Fraud accusations continue to lack evidence
President Donald Trump must have been thinking of voters like letter-writer Anna Mae Maly when he said, “I could stand in the middle of 5th Avenue and shoot someone, and I wouldn’t lose voters.”
Only a cult-like devotion to Trump could allow someone to believe, as she does, that the 2020 presidential election was stolen.
Trump has a sordid history of lying about elections. When he lost the 2016 Iowa caucuses to Ted Cruz, Trump said it was stolen.
When he lost the popular vote in 2016 by nearly 3 million votes, he claimed he won because millions of undocumented Americans voted for Hillary Clinton. No fraud was discovered.
After Trump lost this year’s election by more than 7 million votes, he launched a litigation barrage of more than 60 lawsuits across the country. The result: a complete failure to prove any fraud. Many of those cases were heard by Republican-appointed judges who eviscerated Trump’s completely unsupported arguments to overturn an election and disenfranchise millions of people.
Maly cites Peter Navarro’s report as evidence the Democrats stole the election.

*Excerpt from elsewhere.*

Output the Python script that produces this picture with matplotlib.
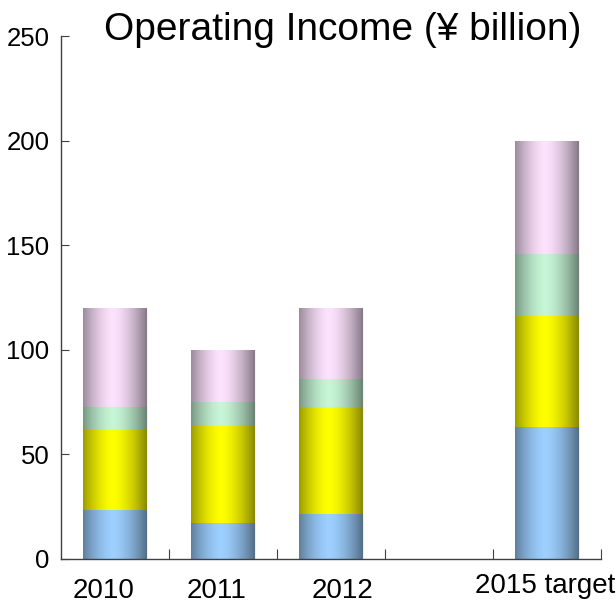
import numpy as np
import matplotlib
matplotlib.use("Agg")
from matplotlib import pyplot as plt

plt.rcParams['font.family'] = ['Liberation Sans', 'DejaVu Sans']

# operating income by segment, in yen billion (bottom to top)
years = ['2010', '2011', '2012', '2015 target']
xpos = [1, 2, 3, 5]
seg_blue = [23.4, 17.1, 21.5, 63.2]
seg_yellow = [38.7, 47.0, 51.2, 53.0]
seg_green = [10.4, 10.8, 13.3, 29.6]
seg_pink = [47.5, 25.1, 34.0, 54.2]

segments = [seg_blue, seg_yellow, seg_green, seg_pink]
colors = ['#9dcfff', '#ffff00', '#c6f6d6', '#fde2fd']

# where the year labels sit under the axis (x in data units, baseline offset in points)
label_x = [0.90, 1.94, 3.11, 4.98]
label_dy = [-28, -28, -28, -24.5]

def shade(t):
    # cylinder-like brightness across the bar width
    d = np.abs(t - 0.47) / 0.53
    return 1.0 - 0.47 * d ** 1.6

fig = plt.figure(figsize=(6.16, 6.03), dpi=100)
ax = fig.add_axes([0.0985, 0.073, 0.877, 0.867])

t = np.linspace(0, 1, 200)
prof = shade(t)

width = 0.59
bottoms = np.zeros(len(xpos))
for vals, col in zip(segments, colors):
    rgb = np.array(matplotlib.colors.to_rgb(col))
    img = (prof[:, None] * rgb[None, :])[None, :, :]
    bars = ax.bar(xpos, vals, width=width, bottom=bottoms, color=col,
                  edgecolor='#f4f4e8', linewidth=0.6, zorder=2)
    for b in bars:
        x0, y0 = b.get_x(), b.get_y()
        im = ax.imshow(img, extent=[x0, x0 + b.get_width(), y0, y0 + b.get_height()],
                       aspect='auto', interpolation='bilinear', zorder=2.5)
        im.set_clip_path(b)
    bottoms = bottoms + np.array(vals)

ax.set_xlim(0.5, 5.5)
ax.set_ylim(0, 250)
ax.set_aspect('auto')

for s in ['top', 'right']:
    ax.spines[s].set_visible(False)
for s in ['left', 'bottom']:
    ax.spines[s].set_color('#404040')
    ax.spines[s].set_linewidth(1.0)

ax.set_yticks([0, 50, 100, 150, 200, 250])
ax.tick_params(axis='y', direction='in', length=6, width=0.8, color='#404040',
               labelsize=18.5, pad=8)
ax.set_xticks([1.5, 2.5, 3.5, 4.5, 5.5])
ax.set_xticklabels([])
ax.tick_params(axis='x', which='major', direction='in', length=7, width=0.8, color='#404040')

for lx, dy, lab in zip(label_x, label_dy, years):
    ax.annotate(lab, xy=(lx, 0), xycoords=('data', 'axes fraction'),
                xytext=(0, dy), textcoords='offset points',
                ha='center', va='baseline', fontsize=20, annotation_clip=False)

fig.text(0.557, 0.951, 'Operating Income (\u00a5 billion)', ha='center', va='center',
         fontsize=28)

fig.savefig('out.png', dpi=100)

I consider Navarro to be a Trump sycophant with no election expertise.
Instead of offering evidence of voter fraud, Navarro suggests that it exists because Trump was ahead earlier on election night.
As more ballots were counted, Trump fell behind. That’s known as counting ballots, not voter fraud.
Meanwhile, nearly one of every 1,000 Americans has died of COVID-19.
Trump continues to ignore the pandemic and rage about his loss. Meanwhile, citizens like Maly still think Trump “made America great again,” when his lack of focus on COVID-19 caused needless death and suffering.